Given data:
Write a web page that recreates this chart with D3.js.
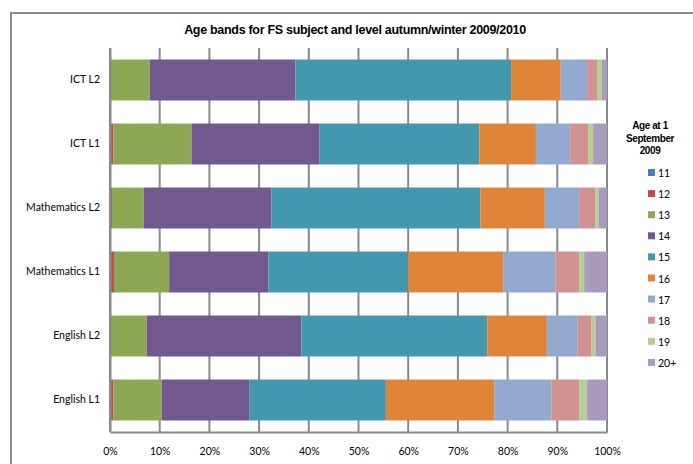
<!DOCTYPE html>
<html>
<head>
<meta charset="utf-8">
<script src="https://cdn.jsdelivr.net/npm/d3@7"></script>
<style>
  body { margin: 0; background: #fff; }
  .canvas svg { display: block; }
</style>
</head>
<body>
<div class="canvas"></div>
<script>
// data (percent of learners per age band)
const subjects = ['ICT L2', 'ICT L1', 'Mathematics L2', 'Mathematics L1', 'English L2', 'English L1'];
const ages = ['11', '12', '13', '14', '15', '16', '17', '18', '19', '20+'];

const age11 = [0, 0, 0, 0, 0, 0];
const age12 = [0, 0.7, 0.4, 0.8, 0, 0.7];
const age13 = [8.0, 15.7, 6.4, 11.1, 7.4, 9.7];
const age14 = [29.3, 25.7, 25.7, 20.0, 31.1, 17.7];
const age15 = [43.4, 32.2, 42.0, 28.1, 37.4, 27.4];
const age16 = [10.0, 11.4, 13.0, 19.1, 12.0, 21.8];
const age17 = [5.3, 6.9, 6.9, 10.5, 6.2, 11.5];
const age18 = [2.0, 3.6, 3.3, 4.8, 2.8, 5.6];
const age19 = [1.0, 1.0, 0.6, 1.0, 0.8, 1.6];
const age20 = [1.0, 2.8, 1.7, 4.6, 2.3, 4.0];

const xTicks = [0, 10, 20, 30, 40, 50, 60, 70, 80, 90, 100];

const colours = ['#4a7ebb', '#be4b48', '#8da754', '#71588f', '#4398af',
                 '#de8539', '#93a9cf', '#d09391', '#b9cd96', '#a99bbd'];

// build rows for the stack
const series = [age11, age12, age13, age14, age15, age16, age17, age18, age19, age20];
const rows = subjects.map((s, i) => {
    const r = { subject: s };
    ages.forEach((a, j) => r[a] = series[j][i]);
    return r;
});

// svg
const svg = d3.select('.canvas')
    .append('svg')
    .attr('width', 693)
    .attr('height', 464);

// outer chart frame
svg.append('rect')
    .attr('x', 11)
    .attr('y', 13)
    .attr('width', 700)
    .attr('height', 470)
    .attr('fill', '#fff')
    .attr('stroke', '#8c8c8c')
    .attr('stroke-width', 2);

// title
svg.append('text')
    .attr('x', 355)
    .attr('y', 34)
    .attr('text-anchor', 'middle')
    .style('font-family', '"Liberation Sans", Arial, sans-serif')
    .style('font-weight', 'bold')
    .style('font-size', '12.5px')
    .style('letter-spacing', '-0.3px')
    .text('Age bands for FS subject and level autumn/winter 2009/2010');

// scales
const x = d3.scaleLinear()
    .domain([0, 100])
    .range([110, 607]);

const y = d3.scaleBand()
    .domain(subjects)
    .range([48, 432])
    .paddingInner(0.36)
    .paddingOuter(0.18);

// gridlines
svg.append('g')
    .selectAll('line')
    .data(xTicks)
    .enter()
    .append('line')
    .attr('x1', d => x(d))
    .attr('x2', d => x(d))
    .attr('y1', 48)
    .attr('y2', 432)
    .attr('stroke', '#8a8a8a')
    .attr('stroke-width', 2);

// stacked bars
const stack = d3.stack().keys(ages);
const layers = stack(rows);

svg.append('g')
    .selectAll('g')
    .data(layers)
    .enter()
    .append('g')
    .attr('fill', (d, i) => colours[i])
    .selectAll('rect')
    .data(d => d)
    .enter()
    .append('rect')
    .attr('x', d => x(d[0]))
    .attr('y', d => y(d.data.subject))
    .attr('width', d => x(d[1]) - x(d[0]))
    .attr('height', y.bandwidth());

// axes
const xAxis = d3.axisBottom(x)
    .tickValues(xTicks)
    .tickSize(0)
    .tickPadding(16)
    .tickFormat(d => d + '%');

const yAxis = d3.axisLeft(y)
    .tickSize(0)
    .tickPadding(10);

const xAxisGroup = svg.append('g')
    .attr('transform', 'translate(0, 432)')
    .call(xAxis);

const yAxisGroup = svg.append('g')
    .attr('transform', 'translate(110, 0)')
    .call(yAxis);

[xAxisGroup, yAxisGroup].forEach(g => {
    g.select('.domain').attr('stroke', '#8a8a8a').attr('stroke-width', 2);
    g.selectAll('text')
        .attr('fill', '#000')
        .style('font-family', 'Lato, "Open Sans", sans-serif')
        .style('font-size', '10.5px');
});

// legend
const legend = svg.append('g');

legend.append('text')
    .attr('text-anchor', 'middle')
    .style('font-family', '"Liberation Sans", Arial, sans-serif')
    .style('font-weight', 'bold')
    .style('font-size', '10px')
    .style('letter-spacing', '-0.4px')
    .selectAll('tspan')
    .data(['Age at 1', 'September', '2009'])
    .enter()
    .append('tspan')
    .attr('x', 650)
    .attr('y', (d, i) => 129 + i * 12.5)
    .text(d => d);

const items = legend.selectAll('g.item')
    .data(ages)
    .enter()
    .append('g')
    .attr('class', 'item')
    .attr('transform', (d, i) => `translate(648, ${173 + i * 21.1})`);

items.append('rect')
    .attr('x', 0)
    .attr('y', -4)
    .attr('width', 7)
    .attr('height', 7)
    .attr('fill', (d, i) => colours[i]);

items.append('text')
    .attr('x', 10)
    .attr('y', 4)
    .style('font-family', 'Lato, "Open Sans", sans-serif')
    .style('font-size', '10.5px')
    .text(d => d);
</script>
</body>
</html>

Work to be completed:
Transcribe the whole listing exactly. Pictures stay out of your copy.

Worked solution:
Write a web page that recreates this chart with D3.js.
<!DOCTYPE html>
<html>
<head>
<meta charset="utf-8">
<script src="https://cdn.jsdelivr.net/npm/d3@7"></script>
<style>
  body { margin: 0; background: #fff; }
  .canvas svg { display: block; }
</style>
</head>
<body>
<div class="canvas"></div>
<script>
// data (percent of learners per age band)
const subjects = ['ICT L2', 'ICT L1', 'Mathematics L2', 'Mathematics L1', 'English L2', 'English L1'];
const ages = ['11', '12', '13', '14', '15', '16', '17', '18', '19', '20+'];

const age11 = [0, 0, 0, 0, 0, 0];
const age12 = [0, 0.7, 0.4, 0.8, 0, 0.7];
const age13 = [8.0, 15.7, 6.4, 11.1, 7.4, 9.7];
const age14 = [29.3, 25.7, 25.7, 20.0, 31.1, 17.7];
const age15 = [43.4, 32.2, 42.0, 28.1, 37.4, 27.4];
const age16 = [10.0, 11.4, 13.0, 19.1, 12.0, 21.8];
const age17 = [5.3, 6.9, 6.9, 10.5, 6.2, 11.5];
const age18 = [2.0, 3.6, 3.3, 4.8, 2.8, 5.6];
const age19 = [1.0, 1.0, 0.6, 1.0, 0.8, 1.6];
const age20 = [1.0, 2.8, 1.7, 4.6, 2.3, 4.0];

const xTicks = [0, 10, 20, 30, 40, 50, 60, 70, 80, 90, 100];

const colours = ['#4a7ebb', '#be4b48', '#8da754', '#71588f', '#4398af',
                 '#de8539', '#93a9cf', '#d09391', '#b9cd96', '#a99bbd'];

// build rows for the stack
const series = [age11, age12, age13, age14, age15, age16, age17, age18, age19, age20];
const rows = subjects.map((s, i) => {
    const r = { subject: s };
    ages.forEach((a, j) => r[a] = series[j][i]);
    return r;
});

// svg
const svg = d3.select('.canvas')
    .append('svg')
    .attr('width', 693)
    .attr('height', 464);

// outer chart frame
svg.append('rect')
    .attr('x', 11)
    .attr('y', 13)
    .attr('width', 700)
    .attr('height', 470)
    .attr('fill', '#fff')
    .attr('stroke', '#8c8c8c')
    .attr('stroke-width', 2);

// title
svg.append('text')
    .attr('x', 355)
    .attr('y', 34)
    .attr('text-anchor', 'middle')
    .style('font-family', '"Liberation Sans", Arial, sans-serif')
    .style('font-weight', 'bold')
    .style('font-size', '12.5px')
    .style('letter-spacing', '-0.3px')
    .text('Age bands for FS subject and level autumn/winter 2009/2010');

// scales
const x = d3.scaleLinear()
    .domain([0, 100])
    .range([110, 607]);

const y = d3.scaleBand()
    .domain(subjects)
    .range([48, 432])
    .paddingInner(0.36)
    .paddingOuter(0.18);

// gridlines
svg.append('g')
    .selectAll('line')
    .data(xTicks)
    .enter()
    .append('line')
    .attr('x1', d => x(d))
    .attr('x2', d => x(d))
    .attr('y1', 48)
    .attr('y2', 432)
    .attr('stroke', '#8a8a8a')
    .attr('stroke-width', 2);

// stacked bars
const stack = d3.stack().keys(ages);
const layers = stack(rows);

svg.append('g')
    .selectAll('g')
    .data(layers)
    .enter()
    .append('g')
    .attr('fill', (d, i) => colours[i])
    .selectAll('rect')
    .data(d => d)
    .enter()
    .append('rect')
    .attr('x', d => x(d[0]))
    .attr('y', d => y(d.data.subject))
    .attr('width', d => x(d[1]) - x(d[0]))
    .attr('height', y.bandwidth());

// axes
const xAxis = d3.axisBottom(x)
    .tickValues(xTicks)
    .tickSize(0)
    .tickPadding(16)
    .tickFormat(d => d + '%');

const yAxis = d3.axisLeft(y)
    .tickSize(0)
    .tickPadding(10);

const xAxisGroup = svg.append('g')
    .attr('transform', 'translate(0, 432)')
    .call(xAxis);

const yAxisGroup = svg.append('g')
    .attr('transform', 'translate(110, 0)')
    .call(yAxis);

[xAxisGroup, yAxisGroup].forEach(g => {
    g.select('.domain').attr('stroke', '#8a8a8a').attr('stroke-width', 2);
    g.selectAll('text')
        .attr('fill', '#000')
        .style('font-family', 'Lato, "Open Sans", sans-serif')
        .style('font-size', '10.5px');
});

// legend
const legend = svg.append('g');

legend.append('text')
    .attr('text-anchor', 'middle')
    .style('font-family', '"Liberation Sans", Arial, sans-serif')
    .style('font-weight', 'bold')
    .style('font-size', '10px')
    .style('letter-spacing', '-0.4px')
    .selectAll('tspan')
    .data(['Age at 1', 'September', '2009'])
    .enter()
    .append('tspan')
    .attr('x', 650)
    .attr('y', (d, i) => 129 + i * 12.5)
    .text(d => d);

const items = legend.selectAll('g.item')
    .data(ages)
    .enter()
    .append('g')
    .attr('class', 'item')
    .attr('transform', (d, i) => `translate(648, ${173 + i * 21.1})`);

items.append('rect')
    .attr('x', 0)
    .attr('y', -4)
    .attr('width', 7)
    .attr('height', 7)
    .attr('fill', (d, i) => colours[i]);

items.append('text')
    .attr('x', 10)
    .attr('y', 4)
    .style('font-family', 'Lato, "Open Sans", sans-serif')
    .style('font-size', '10.5px')
    .text(d => d);
</script>
</body>
</html>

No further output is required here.